◆ **OBJECTIVE**
Exactly the lines from the one containing "What React, TypeScript" through the one containing "import * as" are to be returned, please, without any pictures.

◆ **Records from a data collection**
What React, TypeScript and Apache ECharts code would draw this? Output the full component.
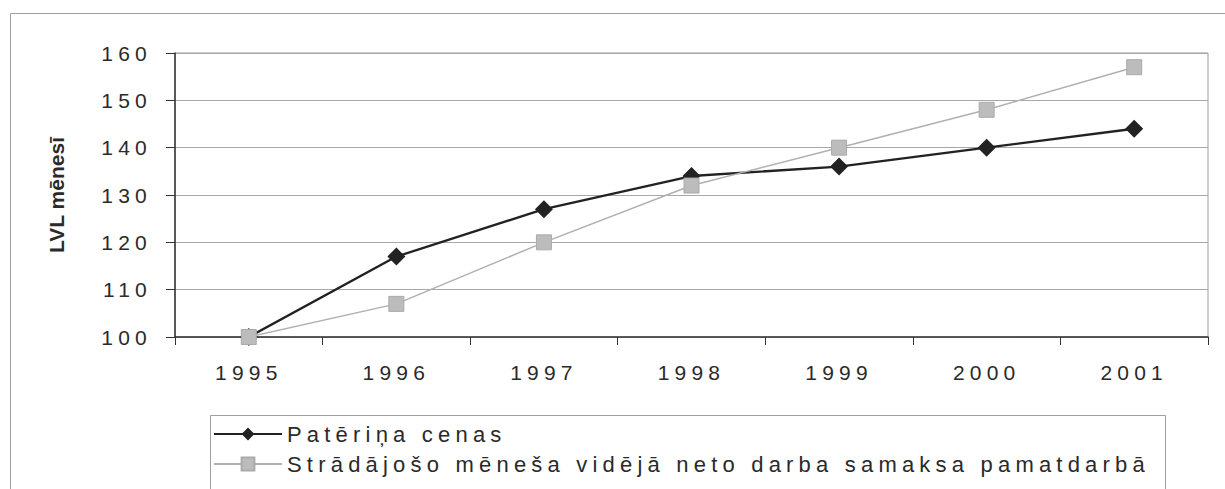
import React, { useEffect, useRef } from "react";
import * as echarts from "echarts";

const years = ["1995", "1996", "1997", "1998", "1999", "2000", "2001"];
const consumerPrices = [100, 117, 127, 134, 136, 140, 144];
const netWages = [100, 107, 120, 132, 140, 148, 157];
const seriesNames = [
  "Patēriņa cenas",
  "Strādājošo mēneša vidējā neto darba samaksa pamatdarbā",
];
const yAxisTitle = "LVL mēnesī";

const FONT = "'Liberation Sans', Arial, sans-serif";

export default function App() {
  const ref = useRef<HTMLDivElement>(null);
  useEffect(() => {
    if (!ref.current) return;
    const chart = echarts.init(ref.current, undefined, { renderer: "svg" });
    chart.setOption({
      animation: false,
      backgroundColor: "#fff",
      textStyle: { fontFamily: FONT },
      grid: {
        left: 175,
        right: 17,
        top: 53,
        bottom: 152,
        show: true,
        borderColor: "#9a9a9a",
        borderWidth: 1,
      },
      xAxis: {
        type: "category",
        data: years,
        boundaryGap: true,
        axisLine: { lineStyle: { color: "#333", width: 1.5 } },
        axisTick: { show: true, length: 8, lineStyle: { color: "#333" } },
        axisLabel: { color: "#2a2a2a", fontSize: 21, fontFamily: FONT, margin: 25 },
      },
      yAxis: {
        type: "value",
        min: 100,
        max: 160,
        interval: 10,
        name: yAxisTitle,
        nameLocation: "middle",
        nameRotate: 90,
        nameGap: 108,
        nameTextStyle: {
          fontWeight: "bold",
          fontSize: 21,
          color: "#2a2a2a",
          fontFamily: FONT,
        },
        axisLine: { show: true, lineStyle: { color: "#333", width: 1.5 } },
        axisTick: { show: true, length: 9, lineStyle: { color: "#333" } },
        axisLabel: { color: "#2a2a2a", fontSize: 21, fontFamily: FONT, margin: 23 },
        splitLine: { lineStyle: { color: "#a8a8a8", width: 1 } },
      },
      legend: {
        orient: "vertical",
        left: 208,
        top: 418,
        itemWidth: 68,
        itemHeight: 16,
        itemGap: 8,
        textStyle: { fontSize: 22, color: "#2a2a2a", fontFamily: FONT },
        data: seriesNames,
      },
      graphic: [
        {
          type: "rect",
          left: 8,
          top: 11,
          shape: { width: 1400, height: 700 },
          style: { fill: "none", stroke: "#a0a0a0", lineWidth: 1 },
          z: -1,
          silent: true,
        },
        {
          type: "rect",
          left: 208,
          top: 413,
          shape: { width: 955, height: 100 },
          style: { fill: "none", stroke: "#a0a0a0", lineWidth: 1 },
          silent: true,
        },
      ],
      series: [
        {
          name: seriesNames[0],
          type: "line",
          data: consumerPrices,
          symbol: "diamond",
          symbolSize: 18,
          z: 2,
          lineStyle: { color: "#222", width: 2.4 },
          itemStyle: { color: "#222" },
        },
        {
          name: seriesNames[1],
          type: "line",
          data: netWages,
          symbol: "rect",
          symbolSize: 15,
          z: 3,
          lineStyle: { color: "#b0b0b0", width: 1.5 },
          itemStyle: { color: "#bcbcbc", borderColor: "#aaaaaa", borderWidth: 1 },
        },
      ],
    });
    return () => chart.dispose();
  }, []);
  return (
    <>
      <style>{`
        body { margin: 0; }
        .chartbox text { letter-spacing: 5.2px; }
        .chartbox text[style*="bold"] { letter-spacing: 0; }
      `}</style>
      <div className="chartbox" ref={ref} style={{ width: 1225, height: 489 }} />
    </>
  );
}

--

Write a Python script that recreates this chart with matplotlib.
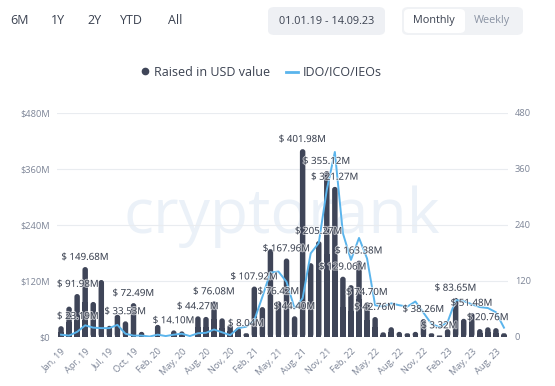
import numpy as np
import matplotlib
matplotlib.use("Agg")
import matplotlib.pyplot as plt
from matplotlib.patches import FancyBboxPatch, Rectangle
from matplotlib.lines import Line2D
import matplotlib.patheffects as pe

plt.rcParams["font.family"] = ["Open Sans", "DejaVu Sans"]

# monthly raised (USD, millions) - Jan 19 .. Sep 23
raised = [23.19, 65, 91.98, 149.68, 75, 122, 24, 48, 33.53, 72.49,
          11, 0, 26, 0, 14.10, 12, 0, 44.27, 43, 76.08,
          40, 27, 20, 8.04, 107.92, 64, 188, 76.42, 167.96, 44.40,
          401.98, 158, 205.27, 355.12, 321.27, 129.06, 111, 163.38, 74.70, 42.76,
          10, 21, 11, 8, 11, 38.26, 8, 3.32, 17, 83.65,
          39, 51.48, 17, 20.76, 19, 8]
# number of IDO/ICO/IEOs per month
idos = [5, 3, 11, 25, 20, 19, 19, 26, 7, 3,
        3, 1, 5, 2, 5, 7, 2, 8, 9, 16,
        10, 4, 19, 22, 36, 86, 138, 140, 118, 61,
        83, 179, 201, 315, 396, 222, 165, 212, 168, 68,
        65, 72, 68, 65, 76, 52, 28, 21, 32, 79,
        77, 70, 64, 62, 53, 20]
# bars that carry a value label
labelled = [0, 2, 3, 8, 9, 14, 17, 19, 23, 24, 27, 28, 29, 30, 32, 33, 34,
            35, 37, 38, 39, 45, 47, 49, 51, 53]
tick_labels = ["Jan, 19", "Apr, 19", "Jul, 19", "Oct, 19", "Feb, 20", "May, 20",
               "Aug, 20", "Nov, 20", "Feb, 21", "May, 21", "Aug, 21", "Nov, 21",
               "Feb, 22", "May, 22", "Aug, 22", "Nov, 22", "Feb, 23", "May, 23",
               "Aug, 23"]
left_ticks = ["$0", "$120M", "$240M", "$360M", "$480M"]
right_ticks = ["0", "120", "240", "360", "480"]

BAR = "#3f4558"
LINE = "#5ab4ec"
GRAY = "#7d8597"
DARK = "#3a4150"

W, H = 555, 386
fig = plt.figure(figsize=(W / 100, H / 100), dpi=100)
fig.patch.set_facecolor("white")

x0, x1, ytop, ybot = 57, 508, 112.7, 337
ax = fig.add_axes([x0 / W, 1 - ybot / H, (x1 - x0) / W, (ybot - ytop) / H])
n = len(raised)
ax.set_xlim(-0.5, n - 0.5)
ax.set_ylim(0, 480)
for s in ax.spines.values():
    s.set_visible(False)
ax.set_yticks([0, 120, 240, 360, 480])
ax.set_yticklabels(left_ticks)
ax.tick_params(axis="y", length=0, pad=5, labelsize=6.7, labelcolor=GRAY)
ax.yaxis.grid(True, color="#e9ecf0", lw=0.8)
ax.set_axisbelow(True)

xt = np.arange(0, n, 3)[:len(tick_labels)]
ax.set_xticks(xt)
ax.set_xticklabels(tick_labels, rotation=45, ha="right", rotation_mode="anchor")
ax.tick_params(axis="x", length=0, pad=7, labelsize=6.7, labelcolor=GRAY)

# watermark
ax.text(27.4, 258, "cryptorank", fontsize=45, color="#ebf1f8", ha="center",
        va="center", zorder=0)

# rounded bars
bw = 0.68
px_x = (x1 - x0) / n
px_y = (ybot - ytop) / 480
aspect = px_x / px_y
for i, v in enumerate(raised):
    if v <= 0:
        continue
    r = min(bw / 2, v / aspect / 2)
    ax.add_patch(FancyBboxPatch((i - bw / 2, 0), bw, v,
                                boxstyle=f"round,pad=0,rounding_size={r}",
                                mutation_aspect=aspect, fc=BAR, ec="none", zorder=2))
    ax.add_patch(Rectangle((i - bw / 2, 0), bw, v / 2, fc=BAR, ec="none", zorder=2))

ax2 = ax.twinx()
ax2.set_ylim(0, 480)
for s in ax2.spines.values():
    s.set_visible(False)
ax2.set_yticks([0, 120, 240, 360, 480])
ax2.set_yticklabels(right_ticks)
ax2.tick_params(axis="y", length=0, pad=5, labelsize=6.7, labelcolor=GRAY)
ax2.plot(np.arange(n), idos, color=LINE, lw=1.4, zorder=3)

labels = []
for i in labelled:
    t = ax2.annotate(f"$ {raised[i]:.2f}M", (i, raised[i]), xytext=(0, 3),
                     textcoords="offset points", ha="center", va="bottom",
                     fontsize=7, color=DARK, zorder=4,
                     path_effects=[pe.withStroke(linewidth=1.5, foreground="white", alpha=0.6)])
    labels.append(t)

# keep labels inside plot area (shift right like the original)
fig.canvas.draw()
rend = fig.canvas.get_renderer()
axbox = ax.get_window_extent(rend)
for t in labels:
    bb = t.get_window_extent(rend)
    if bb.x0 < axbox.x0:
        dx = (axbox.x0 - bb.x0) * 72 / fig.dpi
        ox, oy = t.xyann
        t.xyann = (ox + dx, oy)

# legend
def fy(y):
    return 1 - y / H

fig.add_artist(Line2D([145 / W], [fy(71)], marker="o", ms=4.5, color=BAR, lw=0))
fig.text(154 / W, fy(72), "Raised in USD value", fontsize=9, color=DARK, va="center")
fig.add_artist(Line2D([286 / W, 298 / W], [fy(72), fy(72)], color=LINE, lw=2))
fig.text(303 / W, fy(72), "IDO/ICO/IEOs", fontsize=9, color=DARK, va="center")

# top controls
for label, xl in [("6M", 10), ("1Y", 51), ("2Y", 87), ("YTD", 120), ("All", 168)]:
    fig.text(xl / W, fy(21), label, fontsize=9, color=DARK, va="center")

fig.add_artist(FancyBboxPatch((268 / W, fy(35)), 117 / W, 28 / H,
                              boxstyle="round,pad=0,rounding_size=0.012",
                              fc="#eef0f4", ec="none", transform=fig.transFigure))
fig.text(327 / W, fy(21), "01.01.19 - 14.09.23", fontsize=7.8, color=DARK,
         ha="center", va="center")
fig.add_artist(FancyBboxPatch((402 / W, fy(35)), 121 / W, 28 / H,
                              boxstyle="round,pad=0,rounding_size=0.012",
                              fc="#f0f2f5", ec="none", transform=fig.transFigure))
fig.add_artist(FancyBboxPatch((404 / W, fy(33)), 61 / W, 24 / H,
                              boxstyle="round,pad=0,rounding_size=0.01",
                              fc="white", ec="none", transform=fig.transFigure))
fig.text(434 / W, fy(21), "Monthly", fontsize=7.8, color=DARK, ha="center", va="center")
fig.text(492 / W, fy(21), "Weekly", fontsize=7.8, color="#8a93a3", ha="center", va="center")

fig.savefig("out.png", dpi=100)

* * *

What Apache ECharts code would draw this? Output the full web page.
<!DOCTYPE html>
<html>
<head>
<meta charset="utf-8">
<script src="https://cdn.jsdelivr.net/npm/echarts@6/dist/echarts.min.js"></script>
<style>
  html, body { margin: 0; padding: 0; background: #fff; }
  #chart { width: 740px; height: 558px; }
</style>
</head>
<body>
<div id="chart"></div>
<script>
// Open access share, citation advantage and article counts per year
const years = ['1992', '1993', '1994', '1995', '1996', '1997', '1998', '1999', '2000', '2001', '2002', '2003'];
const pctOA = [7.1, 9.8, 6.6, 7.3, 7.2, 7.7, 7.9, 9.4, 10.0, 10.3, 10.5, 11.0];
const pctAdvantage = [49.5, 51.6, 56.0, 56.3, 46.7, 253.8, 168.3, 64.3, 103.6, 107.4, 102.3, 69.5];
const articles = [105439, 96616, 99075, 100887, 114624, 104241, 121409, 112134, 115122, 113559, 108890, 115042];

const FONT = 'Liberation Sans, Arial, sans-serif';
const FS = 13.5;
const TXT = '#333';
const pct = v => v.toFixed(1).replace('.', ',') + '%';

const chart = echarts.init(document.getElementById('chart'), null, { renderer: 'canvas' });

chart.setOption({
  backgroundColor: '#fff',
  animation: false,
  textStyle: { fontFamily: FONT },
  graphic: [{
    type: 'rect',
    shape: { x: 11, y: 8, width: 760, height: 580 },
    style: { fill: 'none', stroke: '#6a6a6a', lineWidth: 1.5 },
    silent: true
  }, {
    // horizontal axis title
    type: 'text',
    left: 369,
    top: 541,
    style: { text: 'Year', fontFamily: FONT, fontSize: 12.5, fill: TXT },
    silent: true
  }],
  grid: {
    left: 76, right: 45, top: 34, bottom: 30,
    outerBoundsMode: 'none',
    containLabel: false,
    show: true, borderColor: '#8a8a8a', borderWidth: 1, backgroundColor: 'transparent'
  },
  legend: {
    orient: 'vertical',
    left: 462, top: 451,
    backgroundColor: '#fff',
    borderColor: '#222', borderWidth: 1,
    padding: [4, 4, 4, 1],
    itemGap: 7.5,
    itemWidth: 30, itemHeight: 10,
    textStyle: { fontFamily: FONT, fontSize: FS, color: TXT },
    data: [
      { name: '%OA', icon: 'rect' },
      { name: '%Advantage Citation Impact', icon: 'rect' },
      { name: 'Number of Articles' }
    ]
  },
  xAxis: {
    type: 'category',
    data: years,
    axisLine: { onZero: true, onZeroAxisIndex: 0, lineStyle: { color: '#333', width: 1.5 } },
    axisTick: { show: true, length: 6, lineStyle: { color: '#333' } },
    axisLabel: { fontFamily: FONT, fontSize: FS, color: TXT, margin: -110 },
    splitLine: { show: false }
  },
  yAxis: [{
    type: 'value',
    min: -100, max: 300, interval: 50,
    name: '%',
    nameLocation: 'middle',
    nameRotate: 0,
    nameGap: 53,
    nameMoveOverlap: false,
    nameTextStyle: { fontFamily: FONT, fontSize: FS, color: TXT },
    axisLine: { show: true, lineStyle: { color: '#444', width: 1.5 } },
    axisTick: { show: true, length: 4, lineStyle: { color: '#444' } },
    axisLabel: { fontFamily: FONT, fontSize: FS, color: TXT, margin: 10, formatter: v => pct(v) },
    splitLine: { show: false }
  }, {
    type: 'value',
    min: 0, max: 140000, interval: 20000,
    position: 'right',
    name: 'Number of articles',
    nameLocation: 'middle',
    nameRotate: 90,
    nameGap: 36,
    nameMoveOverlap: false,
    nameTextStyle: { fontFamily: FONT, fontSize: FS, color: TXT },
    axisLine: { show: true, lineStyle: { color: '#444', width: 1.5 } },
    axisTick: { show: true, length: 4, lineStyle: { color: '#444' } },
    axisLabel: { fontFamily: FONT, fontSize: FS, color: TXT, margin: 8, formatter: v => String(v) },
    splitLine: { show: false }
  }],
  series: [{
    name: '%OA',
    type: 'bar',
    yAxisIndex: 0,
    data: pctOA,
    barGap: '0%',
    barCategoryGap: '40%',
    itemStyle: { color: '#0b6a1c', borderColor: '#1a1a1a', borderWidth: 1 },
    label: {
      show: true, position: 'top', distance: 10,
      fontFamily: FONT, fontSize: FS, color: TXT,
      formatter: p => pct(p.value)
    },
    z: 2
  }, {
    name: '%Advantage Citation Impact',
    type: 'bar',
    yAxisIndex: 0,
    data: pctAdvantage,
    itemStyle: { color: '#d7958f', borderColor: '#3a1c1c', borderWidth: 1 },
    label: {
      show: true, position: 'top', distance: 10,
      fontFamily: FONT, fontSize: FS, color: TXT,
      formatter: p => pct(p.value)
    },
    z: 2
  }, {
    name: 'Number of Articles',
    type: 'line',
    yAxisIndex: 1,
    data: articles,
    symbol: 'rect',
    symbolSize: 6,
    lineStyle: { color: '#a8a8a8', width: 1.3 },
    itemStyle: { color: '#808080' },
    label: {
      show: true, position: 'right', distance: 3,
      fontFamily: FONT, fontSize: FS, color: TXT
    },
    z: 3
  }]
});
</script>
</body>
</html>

◆ **RESULT OF THE TASK**
What React, TypeScript and Apache ECharts code would draw this? Output the full component.
import React, { useEffect, useRef } from "react";
import * as echarts from "echarts";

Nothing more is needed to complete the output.